The Head of Documenta Has Resigned Amid an Ongoing Antisemitism Scandal
Sabine Schormann, director general of Documenta, has resigned from her post. The quinquennial exhibition’s nonprofit parent company, Documenta gGmbh, announced the decision on Saturday.
According to the statement, the Documenta board and Schormann reached a mutual agreement on “short notice” after a meeting on Friday evening. The news comes after months of allegations of antisemitism came to a boiling point two days after the opening on June 18, when viewers became aware of anti-Semitic imagery in a prominent artwork by Indonesian collective Taring Padi.
The announcement on the weekend came on the heels of a statement Schormann issued on Tuesday, July 12, that sought to clarify how Documenta and the curators had handled an unfolding controversy that began in January when members of the artistic team and some artists were accused of anti-Semitism.
“A lot of trust has unfortunately been lost,” the board said in the statement confirming Schormann’s departure. A search is underway for an interim director for the exhibition, which is just 30 days into its 100-day run.

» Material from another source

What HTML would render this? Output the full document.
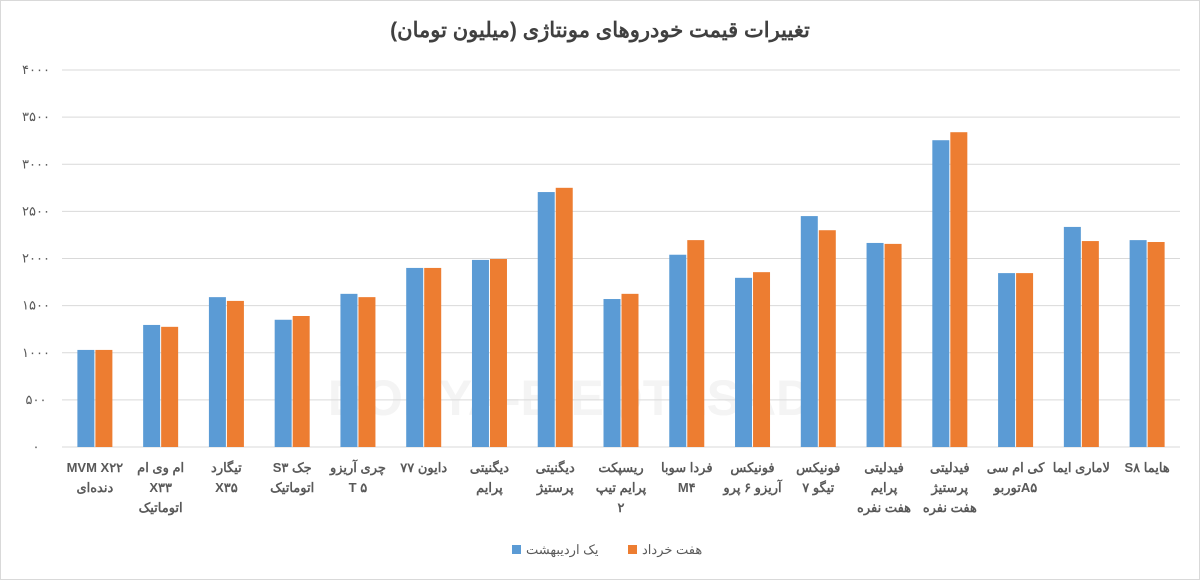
<!DOCTYPE html>
<html><head><meta charset="utf-8">
<style>
body{margin:0;background:#fff;}
svg text{font-family:"Liberation Sans","Noto Sans CJK SC",sans-serif;}
</style></head>
<body>
<svg id="chart" width="1200" height="580" xmlns="http://www.w3.org/2000/svg">
<rect x="0.5" y="0.5" width="1199" height="579" fill="#fff" stroke="#d9d9d9"/>
<text x="600" y="37" text-anchor="middle" font-size="21" font-weight="bold" fill="#404040" direction="rtl">تغییرات قیمت خودروهای مونتاژی (میلیون تومان)</text>
<text x="570" y="415" text-anchor="middle" font-size="50" font-weight="bold" fill="#f4f4f4">DONYA-E-EQTESAD</text>
<g id="grid"></g><g id="bars"></g><g id="labels"></g>
<g>
<rect x="512" y="545" width="9" height="9" fill="#5b9bd5"/>
<text x="526" y="554" text-anchor="start" font-size="13" fill="#595959">یک اردیبهشت</text>
<rect x="628" y="545" width="9" height="9" fill="#ed7d31"/>
<text x="642" y="554" text-anchor="start" font-size="13" fill="#595959">هفت خرداد</text>
</g>
</svg>
<script>
const categories=[["MVM X۲۲","دنده‌ای"],["ام وی ام","X۳۳","اتوماتیک"],["تیگارد","X۳۵"],["جک  S۳","اتوماتیک"],["چری آریزو","T ۵"],["دایون ۷۷"],["دیگنیتی","پرایم"],["دیگنیتی","پرستیژ"],["ریسپکت","پرایم تیپ","۲"],["فردا سوبا","M۴"],["فونیکس","آریزو ۶ پرو"],["فونیکس","تیگو ۷"],["فیدلیتی","پرایم","هفت نفره"],["فیدلیتی","پرستیژ","هفت نفره"],["کی ام سی","A۵توربو"],["لاماری ایما"],["هایما S۸"]];
const ordibehesht=[1030,1295,1590,1350,1625,1900,1985,2705,1570,2040,1795,2450,2165,3255,1845,2335,2195];
const khordad=[1030,1275,1550,1390,1590,1900,1995,2750,1625,2195,1855,2300,2155,3340,1845,2185,2175];
const ticks=[0,500,1000,1500,2000,2500,3000,3500,4000];
const tickLabels=["۰","۵۰۰","۱۰۰۰","۱۵۰۰","۲۰۰۰","۲۵۰۰","۳۰۰۰","۳۵۰۰","۴۰۰۰"];
const NS="http://www.w3.org/2000/svg";
const x0=62,x1=1180,y0=447,yTop=70,maxV=4000;
const y=v=>y0-(v/maxV)*(y0-yTop);
const band=(x1-x0)/categories.length;
const xc=i=>x0+band*(i+0.5);
function mk(tag,attrs,parent){const e=document.createElementNS(NS,tag);for(const k in attrs)e.setAttribute(k,attrs[k]);parent.appendChild(e);return e;}
const grid=document.getElementById('grid'),bars=document.getElementById('bars'),labels=document.getElementById('labels');
ticks.forEach((t,i)=>{
 const l=mk('line',{x1:x0,x2:x1,y1:y(t),y2:y(t),stroke:'#d9d9d9','stroke-width':1},grid);
 
 
 const tx=mk('text',{x:36,y:y(t)+4,'text-anchor':'middle','font-size':13,fill:'#595959'},grid);
 tx.textContent=tickLabels[i];
 
 
});
const bw=17;
categories.forEach((c,i)=>{
 const b1=mk('rect',{x:xc(i)-bw-0.5,y:y(ordibehesht[i]),width:bw,height:y0-y(ordibehesht[i]),fill:'#5b9bd5'},bars);
 
 
 const b2=mk('rect',{x:xc(i)+0.5,y:y(khordad[i]),width:bw,height:y0-y(khordad[i]),fill:'#ed7d31'},bars);
 
 
 c.forEach((line,j)=>{
  const t=mk('text',{x:xc(i),y:472+j*20,'text-anchor':'middle','font-size':13,'font-weight':'bold',fill:'#595959',direction:'rtl'},labels);
  t.textContent=line;
  
  
 });
});
</script>
</body></html>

The supervisory board also recommended appointing an expert advisory board consisting of scholars of contemporary anti-Semitism in the German and global contexts, as well as on postcolonialism. The advisory board should be “responsible for the initial stocktaking of the processes, structures, and receptions” surrounding the exhibition. According to the statement, an investigation should include indications of possible anti-Semitic imagery and the promotion of “Israel-related anti-Semitism… with due regard for the fundamental right to artistic freedom.”
Art lovers look at the large covered painting People’s Justice (2002) by the Indonesian collective Taring Padi, covered with black cloth, on Friedrichsplatz. Photo: Uwe Zucchi/dpa.
Documenta 15, which was organized around the Indonesian word lumbung, which means a communal rice barn, focused on collective practices. With more than 1,500 participating artists, the show itself received generally positive reviews, including from Artnet News’s Ben Davis, who wrote that “the particular network-of-networks that Ruangrupa has pulled in genuinely feels like it knits together artistic scenes that are vital and under-known.”
Despite the achievements, since January, the 15th edition of Documenta, which takes place every five years in Kassel, has been embroiled in controversy over allegations of anti-Semitism since January when an anonymous blog post on the Alliance Against Antisemitism Kassel website accused members of the artistic team and some participating artists of supporting the pro-Palestinian Boycott, Divest, and Sanctions movement. Ruangrupa said the allegations were “bad-faith attempts” to delegitimize them.
A talk set to take place in April that would address antisemitism and anti-Muslim racism was canceled after the Central Council for Jews in Germany accused the talk’s organizers of bias.
Meron Mendel, director of the Anne Frank Education Center, speaks on the topic of “Anti-Semitism in Art” at a panel organized by the Anne Frank Education Center and the supporting organization documenta gGmbH. Photo: Swen Pförtner/dpa via Getty Images.
Then, in June, just days after the official opening, it emerged that two antisemitic characters were in an artwork in the show. In Taring Padi’s publicly installed work, one could see a caricature of a Jewish orthodox man, with sidelocks and bloody fangs, donning a hat emblazoned with the Nazi SS symbol. Alongside that character, there is a depiction of an Israeli Mossad soldier as a pig. The work was immediately covered up and then removed. Both Taring Padi and the curators of Ruangrupa apologized. The large artwork dates to 2002 and was made to criticize the Suharto regime. It contains hundreds of characters, including demons and animals, as well as KGB and Australian intelligence officers.
The controversy did not quell after the removal of the work, called People’s Justice. An emergency panel was brought together on June 29 to discuss antisemitism in art. Less than two weeks later, artist Hito Steyerl, who was showing in the exhibition, pulled out of the show claiming that there was a “refusal to facilitate a sustained and structurally anchored inclusive debate around the exhibition, as well as the virtual refusal to accept mediation.” That same day Meron Mendel, the head of the Anne Frank Educational Institute in Frankfurt who had been brought on as an advisor to the exhibition in the wake of the scandal in June around Taring Padi’s work, also resigned.
Schormann had just a week ago rebuked statements made by Mendel, who told German media that Documenta was not active enough when it came to redressing in the wake of the revelations about People’s Justice. She said that the artists feared external panels would lead to censorship and that participants “saw themselves under general suspicion” and threatened in part because of their origin, skin color, religion or sexual orientation.
In the wake of Schormann’s statement, a spokesperson for Germany’s Culture Minister responded that the narrative given by the director general was “not accurate” and Roth “was very surprised and alienated” by it. In an interview after Schormann’s resignation announcement, Roth commented that it “right and necessary” and that “reappraisal” of the exhibition and consequences can now take place.